O emprego dos instrumentos de estandardização da causa lembram o delírio hermenêutico da Companhia Bananeira da Macondo de Gabriel Garcia Maquez. Em face da afirmação sofista dos causídicos americanos, que atestavam nunca terem existido trabalhadores, confrontando com a sóbria memória dos Buendía.A estandardização do direito tem essa pretensão. A mesma dos advogados da Companhia de Bananas: “a de transformar em existente o plano da inexistência”.

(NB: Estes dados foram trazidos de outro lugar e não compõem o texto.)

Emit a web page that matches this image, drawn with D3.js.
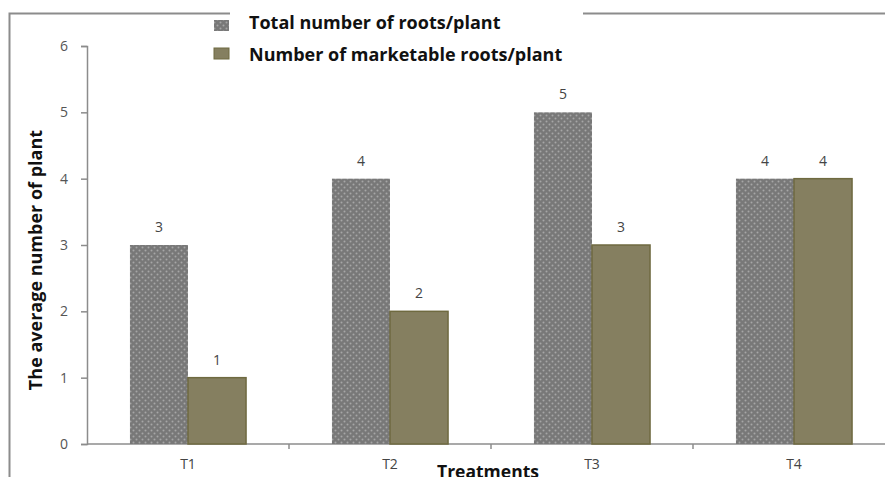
<!DOCTYPE html>
<html>
<head>
<meta charset="utf-8">
<script src="https://cdn.jsdelivr.net/npm/d3@7"></script>
<style>
  html, body { margin: 0; padding: 0; background: #fff; }
  svg { display: block; }
</style>
</head>
<body>
<svg id="chart" width="885" height="477"></svg>
<script>
// Treatments and the two root counts per plant
const categories = ["T1", "T2", "T3", "T4"];
const seriesNames = ["Total number of roots/plant", "Number of marketable roots/plant"];
const totalRoots = [3, 4, 5, 4];
const marketableRoots = [1, 2, 3, 4];
const yTicks = [0, 1, 2, 3, 4, 5, 6];

const svg = d3.select("#chart");
const W = 885, H = 477;

const margin = { left: 87, top: 46, bottom: 444 };
const titleFont = "'Open Sans', 'Noto Sans', sans-serif";
const tickFont = "'Open Sans', 'Noto Sans', sans-serif";

// pattern fill for the total-roots bars
const defs = svg.append("defs");
const pat = defs.append("pattern")
  .attr("id", "dots")
  .attr("patternUnits", "userSpaceOnUse")
  .attr("width", 6).attr("height", 6);
pat.append("rect").attr("width", 6).attr("height", 6).attr("fill", "#787878");
pat.append("circle").attr("cx", 1.5).attr("cy", 1.5).attr("r", 1).attr("fill", "#a6a6a6");
pat.append("circle").attr("cx", 4.5).attr("cy", 4.5).attr("r", 1).attr("fill", "#a6a6a6");

// scales
const x = d3.scaleBand().domain(categories).range([margin.left, margin.left + 4 * 202]).paddingInner(0).paddingOuter(0);
const xs = d3.scaleBand().domain(seriesNames).range([0, x.bandwidth()]).paddingInner(0).paddingOuter(0.74);
const y = d3.scaleLinear().domain([0, 6]).range([margin.bottom, margin.top]);

// outer frame (left and top edges)
svg.append("path")
  .attr("d", `M9.5,${H} V13.5 H${W}`)
  .attr("fill", "none").attr("stroke", "#8c8c8c").attr("stroke-width", 2);

// y axis
const yAxis = svg.append("g")
  .attr("transform", `translate(${margin.left},0)`)
  .call(d3.axisLeft(y).tickValues(yTicks).tickSize(6).tickPadding(13).tickFormat(d3.format("d")));
yAxis.select(".domain").attr("stroke", "#8c8c8c").attr("stroke-width", 1.5);
yAxis.selectAll(".tick line").attr("stroke", "#8c8c8c").attr("stroke-width", 1.5);
yAxis.selectAll(".tick text")
  .attr("font-family", tickFont)
  .attr("font-size", 14).attr("fill", "#555");

// x axis line with ticks at category boundaries
svg.append("line")
  .attr("x1", margin.left).attr("x2", W)
  .attr("y1", y(0)).attr("y2", y(0))
  .attr("stroke", "#8c8c8c").attr("stroke-width", 1.5);
svg.selectAll(".xbound")
  .data(categories.slice(1))
  .join("line")
  .attr("x1", d => x(d)).attr("x2", d => x(d))
  .attr("y1", y(0)).attr("y2", y(0) + 5)
  .attr("stroke", "#8c8c8c").attr("stroke-width", 1.5);
svg.selectAll(".xlabel")
  .data(categories)
  .join("text")
  .attr("x", d => x(d) + x.bandwidth() / 2)
  .attr("y", y(0) + 25)
  .attr("text-anchor", "middle")
  .attr("font-family", tickFont)
  .attr("font-size", 14).attr("fill", "#444")
  .text(d => d);

// bars
const rows = categories.map((c, i) => ({ cat: c, vals: [totalRoots[i], marketableRoots[i]] }));
const groups = svg.selectAll(".grp")
  .data(rows)
  .join("g")
  .attr("transform", d => `translate(${x(d.cat)},0)`);

groups.selectAll("rect")
  .data(d => d.vals.map((v, j) => ({ v, s: seriesNames[j], j })))
  .join("rect")
  .attr("x", d => xs(d.s))
  .attr("y", d => y(d.v))
  .attr("width", xs.bandwidth())
  .attr("height", d => y(0) - y(d.v))
  .attr("fill", d => d.j === 0 ? "url(#dots)" : "#857f60")
  .attr("stroke", d => d.j === 0 ? "none" : "#6f6a40")
  .attr("stroke-width", 1.5);

groups.selectAll(".val")
  .data(d => d.vals.map((v, j) => ({ v, s: seriesNames[j] })))
  .join("text")
  .attr("x", d => xs(d.s) + xs.bandwidth() / 2)
  .attr("y", d => y(d.v) - 13)
  .attr("text-anchor", "middle")
  .attr("font-family", tickFont)
  .attr("font-size", 14).attr("fill", "#444")
  .text(d => d.v);

// axis titles
svg.append("text")
  .attr("transform", "translate(42,260) rotate(-90)")
  .attr("text-anchor", "middle")
  .attr("font-family", titleFont)
  .attr("font-weight", "bold")
  .attr("font-size", 18).attr("fill", "#111")
  .text("The average number of plant");

svg.append("text")
  .attr("x", 488).attr("y", 478)
  .attr("text-anchor", "middle")
  .attr("font-family", titleFont)
  .attr("font-weight", "bold")
  .attr("font-size", 17.5).attr("fill", "#111")
  .text("Treatments");

// legend
const legend = svg.append("g");
legend.append("rect").attr("x", 230).attr("y", 4).attr("width", 353).attr("height", 64).attr("fill", "#fff");
const legendFills = ["url(#dots)", "#857f60"];
const legendBoxY = [20, 48];
const legendTextY = [29, 61];
seriesNames.forEach((name, i) => {
  legend.append("rect")
    .attr("x", 214).attr("y", legendBoxY[i]).attr("width", 15).attr("height", 11)
    .attr("fill", legendFills[i])
    .attr("stroke", i === 1 ? "#6f6a40" : "none");
  legend.append("text")
    .attr("x", 249).attr("y", legendTextY[i])
    .attr("font-family", titleFont)
    .attr("font-weight", "bold")
    .attr("font-size", 18).attr("fill", "#111")
    .text(name);
});
</script>
</body>
</html>
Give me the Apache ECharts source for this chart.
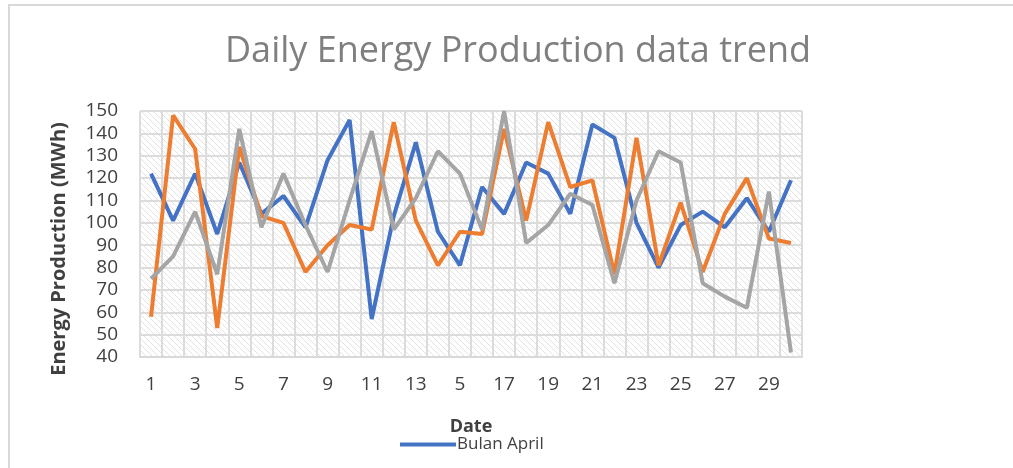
<!DOCTYPE html>
<html>
<head>
<meta charset="utf-8">
<script src="https://cdn.jsdelivr.net/npm/echarts@6/dist/echarts.min.js"></script>
<style>
html,body{margin:0;padding:0;background:#fff;}
#chart{width:1013px;height:468px;}
</style>
</head>
<body>
<div id="chart"></div>
<script>
// ---- data ----
var dates = ['1','2','3','4','5','6','7','8','9','10','11','12','13','14','15','16','17','18','19','20','21','22','23','24','25','26','27','28','29','30'];
var dateLabels = ['1','','3','','5','','7','','9','','11','','13','','5','','17','','19','','21','','23','','25','','27','','29',''];
var bulanApril = [122,101,122,95,127,104,112,98,128,146,57,103,136,96,81,116,104,127,122,104,144,138,100,80,99,105,98,111,96,119];
var series2 = [58,148,133,53,134,103,100,78,90,99,97,145,101,81,96,95,142,101,145,116,119,77,138,81,109,78,104,120,93,91];
var series3 = [75,85,105,77,142,98,122,99,78,110,141,97,111,132,122,97,150,91,99,113,108,73,110,132,127,73,67,62,114,42];
var yTicks = {min: 40, max: 150, step: 10};

// hatched pattern for plot background
var tile = document.createElement('canvas');
tile.width = 6; tile.height = 6;
var c = tile.getContext('2d');
c.fillStyle = '#ffffff';
c.fillRect(0,0,6,6);
c.strokeStyle = '#e2e2e2';
c.lineWidth = 1;
c.beginPath();
c.moveTo(-1,-1); c.lineTo(7,7);
c.moveTo(-7,-1); c.lineTo(1,7);
c.moveTo(5,-1); c.lineTo(13,7);
c.stroke();

var chart = echarts.init(document.getElementById('chart'), null, {renderer: 'canvas'});
var txt = '#404040';
chart.setOption({
  animation: false,
  backgroundColor: '#ffffff',
  title: {
    text: 'Daily Energy Production data trend',
    left: 220, top: 29,
    textStyle: {fontFamily: 'Open Sans', fontWeight: 'normal', fontSize: 36, color: '#7f7f7f'}
  },
  graphic: [{
    type: 'rect', silent: true, z: -1,
    shape: {x: 9, y: 5, width: 1100, height: 600},
    style: {fill: 'none', stroke: '#d9d9d9', lineWidth: 2}
  }],
  legend: {
    data: ['Bulan April'],
    left: 395, top: 431,
    icon: 'rect', itemWidth: 56, itemHeight: 4, itemGap: 10,
    textStyle: {fontFamily: 'Open Sans', fontSize: 17, color: txt, padding: [0,0,0,-4]}
  },
  grid: {
    left: 140, right: 211, top: 111, bottom: 111,
    show: true, borderWidth: 0,
    backgroundColor: {image: tile, repeat: 'repeat'}
  },
  xAxis: {
    type: 'category',
    data: dates,
    boundaryGap: true,
    name: 'Date', nameLocation: 'middle', nameGap: 61,
    nameTextStyle: {fontFamily: 'Open Sans', fontWeight: 'bold', fontSize: 18, color: txt},
    axisLine: {show: true, lineStyle: {color: '#d9d9d9', width: 2}},
    axisTick: {show: false},
    axisLabel: {
      interval: 0, margin: 18,
      fontFamily: 'Open Sans', fontSize: 19, color: txt,
      formatter: function (v, i) { return dateLabels[i]; }
    },
    splitLine: {show: true, interval: 0, lineStyle: {color: '#dcdcdc', width: 2}}
  },
  yAxis: {
    type: 'value',
    min: yTicks.min, max: yTicks.max, interval: yTicks.step,
    name: 'Energy Production (MWh)', nameLocation: 'middle', nameGap: 71, nameRotate: 90,
    nameTextStyle: {fontFamily: 'Open Sans', fontWeight: 'bold', fontSize: 20, color: txt, padding: [0, 30, 0, 0]},
    axisLine: {show: false},
    axisTick: {show: false},
    axisLabel: {margin: 22, fontFamily: 'Open Sans', fontSize: 19, color: txt},
    splitLine: {show: true, lineStyle: {color: '#dcdcdc', width: 2}}
  },
  series: [
    {name: 'Bulan April', type: 'line', data: bulanApril, symbol: 'none', color: '#4472C4', lineStyle: {width: 4, color: '#4472C4'}},
    {name: 'Series 2', type: 'line', data: series2, symbol: 'none', color: '#ED7D31', lineStyle: {width: 4, color: '#ED7D31'}},
    {name: 'Series 3', type: 'line', data: series3, symbol: 'none', color: '#A5A5A5', lineStyle: {width: 4, color: '#A5A5A5'}}
  ]
});
</script>
</body>
</html>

Apesar de prescindir-se do brilho seráfico e do pergaminho de Melquíades espera-se que a tendência de massificação do direito mude de rumo e a verdade não seja descoberta tarde demais, alcançando-se o mesmo destino que foi reservado aos Buendía da mítica Macondo.
As decisões que registram a
pretensão de implantação de um sentido unívoco traduzem imposturas. Carregam
consigo o problema genético da falta de autoridade e, embora sejam formalmente
chanceladas não gozam de legitimidade democrática. A democracia não oprime,
liberta. A democracia não restringe, inclui. A democracia não tem um discurso
monológico, mas plural. A democracia traduz a possibilidade de pleno exercício
da vontade fundada na diferença, que a partir da possibilidade da existência
multiplica as alternativas e compõe o mosaico de valores que amparam o Estado
de Direito. Quando a lanceolada face de animal carnívoro da estandardização
será banida pela candura democrática? O tempo responderá. É preciso um “dar-se
conta” da proximidade do fim. A refundação da democracia jurisdicional. O
resgate da tradição. O retorno ao elemento humano. Foucault traduz um pouco
desse sentimento de aprisionamento a que está submetido o homem-jurisdicionado,
numa sociedade em que se firma uma interdição provocada pela exclusão.
O fundamento das práticas universalizantes, que registram o firme propósito de execução de um projeto de poder jurisdicional calcado na institucionalização de um grupo monolítico, não contribuem em nada para a democratização do Judiciário.
Esse processo de
robotização e tentativa vã de (des) burocratizar o Poder Judiciário engessa o
humano, rechaça a capacidade de construção intelectiva da decisão e amordaça
todo agir transformador. Enquanto o mundo se funda na existência de grupos cada
vez mais organizados que traduzem a previsão de evolução da consciência da
sociedade civil vertida por Gramsci, o Judiciário apresenta-se indiferente às
demandas sociais, mergulhado no mesmo estigma de ode ao contencioso que o
caracterizou nos dois últimos séculos.
O escopo universalizante do direito hodierno encontra-se representado precipuamente nas formas de estandardização da causa. Notadamente nas súmulas vinculantes, súmulas impeditivas de recursos, na imposição de um discurso monológico – visto, v.g., nos poderes do relator de todos os tribunais, que crescem vertiginosamente –, na filtragem espúria e industrial-seletiva que os pretórios têm aplicado no exame de admissibilidade dos recursos especial e extraordinário, no requisito da repercussão geral, na sentença preliminar e, mais recentemente, na relativização da coisa julgada.